Super-Charged Euro and Other Big Market Changes after French Election

April 24, 2017

The centrist candidate, Macron, and not anti-euro Le Pen, won the first round of France’s presidential election on Sunday. Le Pen came in second place with 2.5 percentage points fewer votes than Macron, but initial opinion polls are giving Macron a decisive edge heading into their run-off vote on May 7.

In response, the dollar slumped 1.4% against the euro, stocks shot higher in Europe, gold tanked 1.4%, and sovereign debt yields moved significantly higher.
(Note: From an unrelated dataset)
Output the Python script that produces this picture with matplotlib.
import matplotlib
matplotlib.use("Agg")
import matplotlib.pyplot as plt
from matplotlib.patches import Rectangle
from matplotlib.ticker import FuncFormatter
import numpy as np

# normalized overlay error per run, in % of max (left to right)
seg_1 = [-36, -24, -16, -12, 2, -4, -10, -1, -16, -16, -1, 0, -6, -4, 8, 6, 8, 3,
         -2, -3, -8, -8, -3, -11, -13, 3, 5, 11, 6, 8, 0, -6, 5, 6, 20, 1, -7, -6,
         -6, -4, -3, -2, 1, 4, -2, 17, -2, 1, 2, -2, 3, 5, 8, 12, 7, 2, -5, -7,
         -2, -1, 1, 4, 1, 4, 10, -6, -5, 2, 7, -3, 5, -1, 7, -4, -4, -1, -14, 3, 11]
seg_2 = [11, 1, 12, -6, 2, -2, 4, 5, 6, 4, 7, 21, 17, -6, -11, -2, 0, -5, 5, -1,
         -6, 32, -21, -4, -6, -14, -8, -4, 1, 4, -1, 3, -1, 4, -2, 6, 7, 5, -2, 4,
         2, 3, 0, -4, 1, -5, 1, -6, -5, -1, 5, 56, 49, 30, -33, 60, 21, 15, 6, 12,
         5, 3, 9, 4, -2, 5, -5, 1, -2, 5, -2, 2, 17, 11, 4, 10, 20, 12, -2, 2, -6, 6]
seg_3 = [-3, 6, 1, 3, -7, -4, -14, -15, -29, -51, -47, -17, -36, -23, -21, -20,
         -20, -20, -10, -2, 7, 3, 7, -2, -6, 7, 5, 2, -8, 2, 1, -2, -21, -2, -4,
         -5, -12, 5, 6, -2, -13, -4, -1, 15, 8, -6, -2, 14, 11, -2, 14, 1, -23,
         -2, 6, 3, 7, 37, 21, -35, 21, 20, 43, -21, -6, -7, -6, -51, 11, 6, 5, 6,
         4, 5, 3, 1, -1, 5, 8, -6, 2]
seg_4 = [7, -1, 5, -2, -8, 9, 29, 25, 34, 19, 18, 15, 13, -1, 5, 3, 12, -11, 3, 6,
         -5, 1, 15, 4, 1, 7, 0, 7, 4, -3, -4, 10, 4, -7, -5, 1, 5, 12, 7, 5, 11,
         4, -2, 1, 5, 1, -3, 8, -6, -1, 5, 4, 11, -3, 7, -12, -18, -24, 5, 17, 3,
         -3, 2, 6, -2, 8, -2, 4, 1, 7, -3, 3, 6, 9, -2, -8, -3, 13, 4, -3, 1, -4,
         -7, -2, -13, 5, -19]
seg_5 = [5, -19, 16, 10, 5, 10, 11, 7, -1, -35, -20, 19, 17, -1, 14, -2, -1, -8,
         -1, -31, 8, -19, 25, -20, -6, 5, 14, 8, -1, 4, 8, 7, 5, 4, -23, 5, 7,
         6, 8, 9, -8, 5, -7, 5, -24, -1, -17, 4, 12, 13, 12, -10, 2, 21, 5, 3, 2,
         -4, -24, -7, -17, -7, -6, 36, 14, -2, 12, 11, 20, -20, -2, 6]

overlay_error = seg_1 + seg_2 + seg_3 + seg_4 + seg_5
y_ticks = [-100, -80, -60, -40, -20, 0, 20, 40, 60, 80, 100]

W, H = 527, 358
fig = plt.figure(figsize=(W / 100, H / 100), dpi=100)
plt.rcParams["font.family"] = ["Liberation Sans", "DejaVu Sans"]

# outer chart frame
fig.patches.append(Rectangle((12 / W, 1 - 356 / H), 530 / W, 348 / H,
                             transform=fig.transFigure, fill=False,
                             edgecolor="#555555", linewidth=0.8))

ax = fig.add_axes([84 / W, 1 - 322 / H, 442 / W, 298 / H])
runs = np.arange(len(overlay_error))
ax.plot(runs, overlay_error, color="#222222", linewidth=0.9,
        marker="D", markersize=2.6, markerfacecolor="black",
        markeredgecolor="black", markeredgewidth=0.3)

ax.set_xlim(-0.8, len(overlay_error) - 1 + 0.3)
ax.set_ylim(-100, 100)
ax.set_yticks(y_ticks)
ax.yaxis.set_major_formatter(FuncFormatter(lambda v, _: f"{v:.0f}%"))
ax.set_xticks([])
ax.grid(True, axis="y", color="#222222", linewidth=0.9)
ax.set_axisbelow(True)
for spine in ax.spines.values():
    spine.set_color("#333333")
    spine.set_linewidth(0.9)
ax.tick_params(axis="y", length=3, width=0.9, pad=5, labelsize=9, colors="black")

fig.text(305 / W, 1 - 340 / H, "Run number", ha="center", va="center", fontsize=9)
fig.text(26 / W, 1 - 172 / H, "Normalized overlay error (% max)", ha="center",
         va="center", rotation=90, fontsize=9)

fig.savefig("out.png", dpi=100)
  • The dollar also lost 1.1% against the peso, 0.3% versus the Swissie and Australian dollar and 0.2% relative to the loonie but gained 0.2% vis-a-vis sterling and 0.1% against the kiwi.
  • Share prices have advanced 4.1% in France, 4.0% in Italy, 3.4% in Spain, and 3.1% in Germany.
  • Stocks also are up 1.8% in Great Britain so far, and climbed 1.0% in the first hour of U.S. trading.
  • While Japan’s Nikkei closed 1.4% more elevated, other Asian markets did not ride the coattails of the French election result. The Chinese and Hong Kong markets fell 1.4% and 1.6%. South Korea, which remains vulnerable to an attack from its northern cousin, rose just 0.4%.
  • Stocks in Australia and New Zealand closed up only 0.3% and 0.4%.
  • The yield on 10-year German bunds leaped ten basis points. Comparable British and U.S. yields rose 6 and 5 basis points. The Japanese JGB yield edged just one basis point higher.
  • West Texas Intermediate crude oil slipped 0.4% further below $50 to $49.43 per barrel.
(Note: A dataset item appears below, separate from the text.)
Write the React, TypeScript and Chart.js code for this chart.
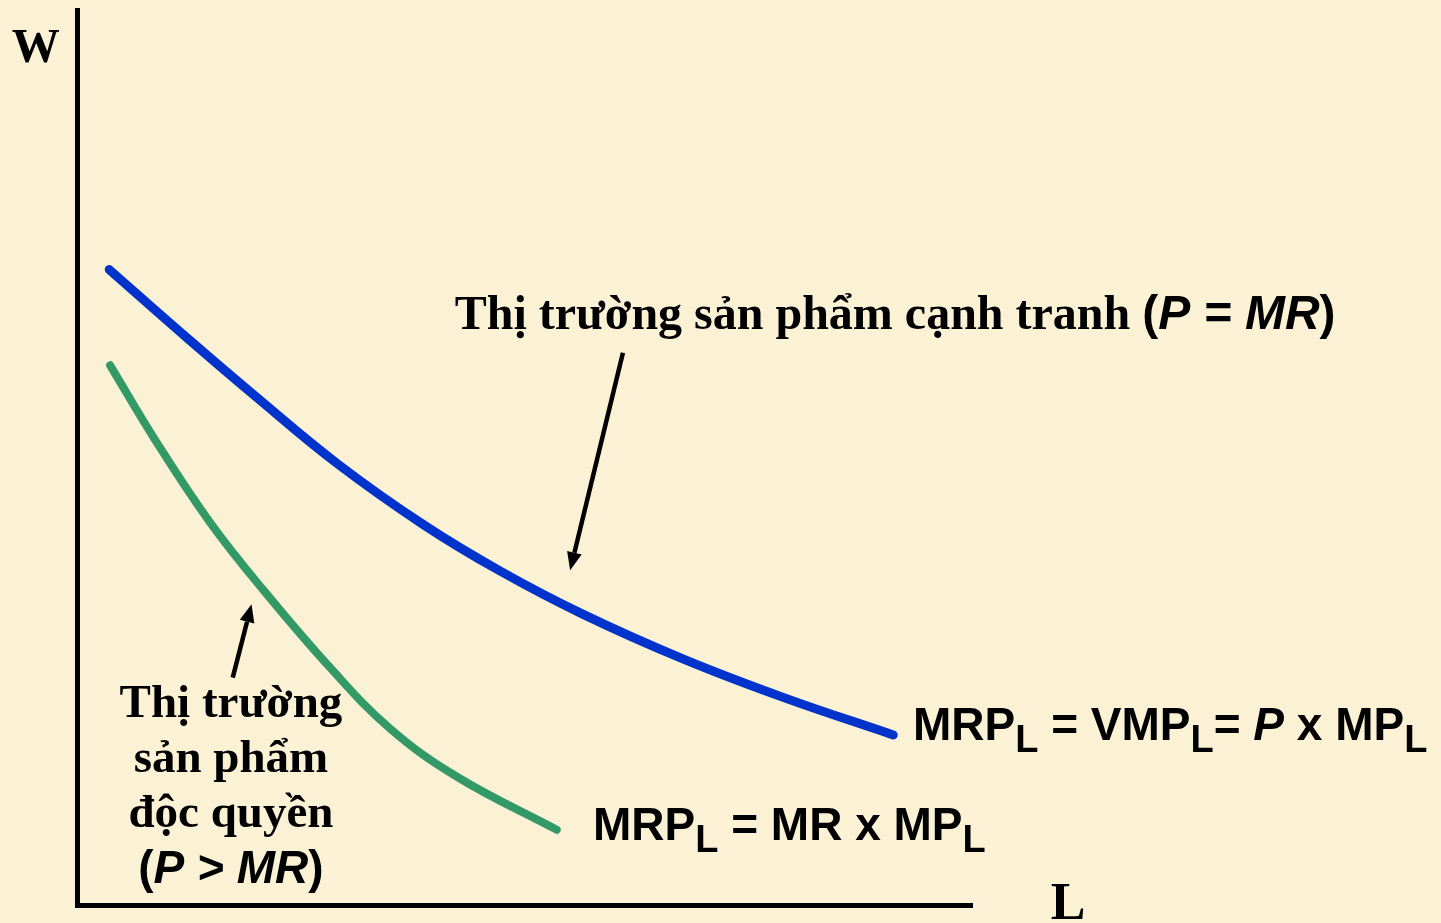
import React, { useEffect, useRef } from "react";
import { Chart, registerables } from "chart.js";

Chart.register(...registerables);

// Labour L (horizontal) and wage W (vertical), both on a 0–100 scale
const blueL = [3.6, 12.6, 20.1, 29.1, 38.7, 47.3, 56.5, 67.7, 78.9, 91.2];
const blueW = [71.0, 63.1, 56.7, 49.3, 42.5, 37.3, 32.5, 27.5, 23.2, 19.0];

const greenL = [3.7, 8.9, 14.9, 20.9, 28.3, 35.0, 42.5, 53.6];
const greenW = [60.3, 51.7, 42.7, 35.1, 26.5, 19.7, 14.3, 8.4];

const axisMin = 0;
const axisMax = 100;

const yAxisLabel = "W";
const xAxisLabel = "L";
const competitiveNote = "Thị trường sản phẩm cạnh tranh ";
const monopolyNote = ["Thị trường", "sản phẩm", "độc quyền"];

// arrow annotations [tailL, tailW, tipL, tipW]
const arrowCompetitive = [61.0, 61.7, 55.1, 37.4];
const arrowMonopoly = [17.4, 25.4, 19.5, 33.6];

const SERIF = '"Liberation Serif", "Times New Roman", serif';
const SANS = '"Liberation Sans", Arial, sans-serif';

type Seg = { t: string; font: string; dy?: number };

function drawRun(ctx: CanvasRenderingContext2D, segs: Seg[], x: number, y: number, align: "left" | "center") {
  const widths = segs.map((s) => {
    ctx.font = s.font;
    return ctx.measureText(s.t).width;
  });
  const total = widths.reduce((a, b) => a + b, 0);
  let cx = align === "center" ? x - total / 2 : x;
  ctx.textAlign = "left";
  ctx.textBaseline = "alphabetic";
  segs.forEach((s, i) => {
    ctx.font = s.font;
    ctx.fillText(s.t, cx, y + (s.dy || 0));
    cx += widths[i];
  });
}

function drawArrow(ctx: CanvasRenderingContext2D, x1: number, y1: number, x2: number, y2: number) {
  const ang = Math.atan2(y2 - y1, x2 - x1);
  const headLen = 18;
  const headW = 7.5;
  const bx = x2 - headLen * Math.cos(ang);
  const by = y2 - headLen * Math.sin(ang);
  ctx.save();
  ctx.strokeStyle = "#000";
  ctx.fillStyle = "#000";
  ctx.lineWidth = 4.5;
  ctx.lineCap = "butt";
  ctx.beginPath();
  ctx.moveTo(x1, y1);
  ctx.lineTo(bx, by);
  ctx.stroke();
  ctx.beginPath();
  ctx.moveTo(x2, y2);
  ctx.lineTo(bx + headW * Math.sin(ang), by - headW * Math.cos(ang));
  ctx.lineTo(bx - headW * Math.sin(ang), by + headW * Math.cos(ang));
  ctx.closePath();
  ctx.fill();
  ctx.restore();
}

const annotationPlugin = {
  id: "econAnnotations",
  afterDraw(chart: any) {
    const ctx: CanvasRenderingContext2D = chart.ctx;
    const xs = chart.scales.x;
    const ys = chart.scales.y;
    const px = (v: number) => xs.getPixelForValue(v);
    const py = (v: number) => ys.getPixelForValue(v);
    ctx.save();
    ctx.fillStyle = "#000";

    // axis letters
    drawRun(ctx, [{ t: yAxisLabel, font: `bold 48px ${SERIF}` }], px(-4.6), py(94.2), "center");
    drawRun(ctx, [{ t: xAxisLabel, font: `bold 52px ${SERIF}` }], px(108.8), py(-1.6), "left");

    // competitive market note
    drawRun(
      ctx,
      [
        { t: competitiveNote, font: `bold 48px ${SERIF}` },
        { t: "(", font: `bold 48px ${SANS}` },
        { t: "P = MR", font: `italic bold 48px ${SANS}` },
        { t: ")", font: `bold 48px ${SANS}` },
      ],
      px(42.2),
      py(64.4),
      "left"
    );

    // curve labels
    const main = `bold 46px ${SANS}`;
    const sub = `bold 38px ${SANS}`;
    drawRun(
      ctx,
      [
        { t: "MRP", font: main },
        { t: "L", font: sub, dy: 12 },
        { t: " = VMP", font: main },
        { t: "L", font: sub, dy: 12 },
        { t: "= ", font: main },
        { t: "P", font: `italic bold 46px ${SANS}` },
        { t: " x MP", font: main },
        { t: "L", font: sub, dy: 12 },
      ],
      px(93.4),
      py(18.4),
      "left"
    );
    drawRun(
      ctx,
      [
        { t: "MRP", font: main },
        { t: "L", font: sub, dy: 12 },
        { t: " = MR x MP", font: main },
        { t: "L", font: sub, dy: 12 },
      ],
      px(57.65),
      py(7.26),
      "left"
    );

    // monopoly note
    const lineW = [21.0, 14.85, 8.7];
    monopolyNote.forEach((line, i) => {
      drawRun(ctx, [{ t: line, font: `bold 47px ${SERIF}` }], px(17.2), py(lineW[i]), "center");
    });
    drawRun(
      ctx,
      [
        { t: "(", font: `bold 46px ${SANS}` },
        { t: "P > MR", font: `italic bold 46px ${SANS}` },
        { t: ")", font: `bold 46px ${SANS}` },
      ],
      px(17.2),
      py(2.5),
      "center"
    );

    // arrows
    drawArrow(ctx, px(arrowCompetitive[0]), py(arrowCompetitive[1]), px(arrowCompetitive[2]), py(arrowCompetitive[3]));
    drawArrow(ctx, px(arrowMonopoly[0]), py(arrowMonopoly[1]), px(arrowMonopoly[2]), py(arrowMonopoly[3]));

    ctx.restore();
  },
};

export default function App() {
  const canvasRef = useRef<HTMLCanvasElement | null>(null);

  useEffect(() => {
    const canvas = canvasRef.current;
    if (!canvas) return;
    const chart = new Chart(canvas, {
      type: "line",
      data: {
        datasets: [
          {
            label: "MRP = VMP",
            data: blueL.map((l, i) => ({ x: l, y: blueW[i] })),
            borderColor: "#0033CC",
            borderWidth: 9,
            borderCapStyle: "round",
            borderJoinStyle: "round",
            pointRadius: 0,
            tension: 0.4,
            fill: false,
          },
          {
            label: "MRP = MR x MP",
            data: greenL.map((l, i) => ({ x: l, y: greenW[i] })),
            borderColor: "#339966",
            borderWidth: 8,
            borderCapStyle: "round",
            borderJoinStyle: "round",
            pointRadius: 0,
            tension: 0.4,
            fill: false,
          },
        ],
      },
      options: {
        responsive: false,
        animation: false,
        events: [],
        layout: { padding: { left: 77, right: 469, top: 10, bottom: 18 } },
        plugins: {
          legend: { display: false },
          tooltip: { enabled: false },
          title: { display: false },
        },
        scales: {
          x: {
            type: "linear",
            min: axisMin,
            max: axisMax,
            grid: { display: false, drawTicks: false },
            ticks: { display: false },
            border: { display: true, color: "#000", width: 5 },
          },
          y: {
            type: "linear",
            min: axisMin,
            max: axisMax,
            grid: { display: false, drawTicks: false },
            ticks: { display: false },
            border: { display: true, color: "#000", width: 5 },
          },
        },
      },
      plugins: [annotationPlugin],
    } as any);
    return () => chart.destroy();
  }, []);

  return (
    <div
      style={{
        position: "fixed",
        left: 0,
        top: 0,
        width: 1441,
        height: 923,
        background: "#FBF2D6",
        overflow: "hidden",
      }}
    >
      <canvas ref={canvasRef} width={1441} height={923} style={{ display: "block" }} />
    </div>
  );
}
The euro area collective fiscal deficit in 2016 was 1.5% of GDP, down appreciably from 2.1% of GDP in 2015 and 3.0% of GDP as recently as 2013. There were surpluses last year in Germany, The Netherlands and Greece. Debt as a share of GDP fell for a second straight year to 89.2% in the euro area as a whole but exceeded 100% of GDP in Greece, Italy, Cyprus, Portugal and Belgium.
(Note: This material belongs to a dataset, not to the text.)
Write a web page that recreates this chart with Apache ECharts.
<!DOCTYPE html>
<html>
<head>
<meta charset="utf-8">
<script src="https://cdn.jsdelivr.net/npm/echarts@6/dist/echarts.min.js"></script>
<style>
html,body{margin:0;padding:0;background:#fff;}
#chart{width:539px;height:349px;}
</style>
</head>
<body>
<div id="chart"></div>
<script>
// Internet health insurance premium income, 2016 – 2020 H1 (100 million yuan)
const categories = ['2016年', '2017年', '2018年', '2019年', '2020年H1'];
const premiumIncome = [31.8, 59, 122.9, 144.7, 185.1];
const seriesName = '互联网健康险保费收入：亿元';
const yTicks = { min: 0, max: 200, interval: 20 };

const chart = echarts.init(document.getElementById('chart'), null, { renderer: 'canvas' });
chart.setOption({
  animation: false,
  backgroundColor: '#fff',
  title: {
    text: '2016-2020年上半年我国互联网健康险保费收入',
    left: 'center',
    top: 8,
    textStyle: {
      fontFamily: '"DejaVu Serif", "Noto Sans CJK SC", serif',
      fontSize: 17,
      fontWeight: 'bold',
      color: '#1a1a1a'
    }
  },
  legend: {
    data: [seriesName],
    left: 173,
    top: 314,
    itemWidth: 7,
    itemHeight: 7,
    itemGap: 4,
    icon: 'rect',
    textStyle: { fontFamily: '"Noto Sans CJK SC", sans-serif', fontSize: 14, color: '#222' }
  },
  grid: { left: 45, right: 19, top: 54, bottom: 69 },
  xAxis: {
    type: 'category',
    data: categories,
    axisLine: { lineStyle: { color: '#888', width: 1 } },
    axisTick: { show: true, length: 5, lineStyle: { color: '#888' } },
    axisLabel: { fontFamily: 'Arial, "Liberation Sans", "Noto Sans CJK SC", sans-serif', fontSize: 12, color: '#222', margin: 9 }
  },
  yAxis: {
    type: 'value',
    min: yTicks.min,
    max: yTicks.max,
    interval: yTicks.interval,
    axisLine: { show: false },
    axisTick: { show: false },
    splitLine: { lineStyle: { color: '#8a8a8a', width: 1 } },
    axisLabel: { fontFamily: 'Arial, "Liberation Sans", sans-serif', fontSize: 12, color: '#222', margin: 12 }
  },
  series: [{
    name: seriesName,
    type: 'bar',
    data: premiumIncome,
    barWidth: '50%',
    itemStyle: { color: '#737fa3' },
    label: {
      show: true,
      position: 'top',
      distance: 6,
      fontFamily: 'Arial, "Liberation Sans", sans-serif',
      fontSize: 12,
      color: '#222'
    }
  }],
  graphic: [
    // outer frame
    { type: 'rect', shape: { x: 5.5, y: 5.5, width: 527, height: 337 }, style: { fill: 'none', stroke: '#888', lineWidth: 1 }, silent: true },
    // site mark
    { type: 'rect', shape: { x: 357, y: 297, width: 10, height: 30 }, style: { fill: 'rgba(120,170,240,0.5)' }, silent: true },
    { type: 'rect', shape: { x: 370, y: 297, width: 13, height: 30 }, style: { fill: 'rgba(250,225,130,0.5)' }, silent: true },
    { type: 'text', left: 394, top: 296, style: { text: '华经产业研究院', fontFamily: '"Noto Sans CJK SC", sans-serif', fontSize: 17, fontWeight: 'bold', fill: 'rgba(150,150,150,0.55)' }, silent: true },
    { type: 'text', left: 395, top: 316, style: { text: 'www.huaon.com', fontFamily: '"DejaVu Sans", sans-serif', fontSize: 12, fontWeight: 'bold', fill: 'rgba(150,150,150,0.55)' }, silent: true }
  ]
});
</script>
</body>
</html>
While the Conference Board’s index of Ezone coincident economic indicators in March was unchanged, its index of leading economic indicators there went up 0.7% on top of February’s 0.6% rise.

The CBI reported a halving of the British industrial trends orders component to +4 in April. This was a bigger deterioration than analysts were expecting and constituted the weakest result so far in 2017. Also from the U.K., the Rightmove house price index went up 1.1% in April but just 2.2% on year, which was just half as much as late-2016 on-year comparisons.

A possible U.S. government shutdown looms this Saturday. Democrats so far are holding out funding support for Trump’s proposed wall along the Mexican border. The shutdown would coincide with the president’s 100th day in office.

The Chicago Fed National Activity index fell back to a 2-month low of 0.08 in March from 0.27 in February. The Dallas Fed manufacturing index edged down 0.1 point to a 5-month low of 16.8 in April. Such had crested at 24.5 in February.

Supermarket sales in Japan recorded a year-on-year decline for an eighth straight month in March, but the drop of 1.8% was less than that of 3.3% in the year to February.

Japan’s revised index for February of leading economic indicators of 104.8 was 0.4 points higher than the preliminary estimate and at a 19-month high. The indices of coincident and lagging economic indicators were at 35- and 22-month highs. Officials called the coincident index’s trend “improving.”

In the year to March, Singapore consumer prices climbed just 0.7%. Core inflation of 1.2% was also subdued. Finnish producer price inflation fell half a percentage point to 4.8%.

China’s indices of leading and coincident economic indicators advanced by 0.9% and 1.2% in March. Although the gains were robust, they were not as much as those in February.

Consumer and business sentiment in the Czech Republic was lower in April than March.

Wholesale turnover in Canada slipped 0.2% in February but resulted in a larger 6.6% 12-month rate of increase.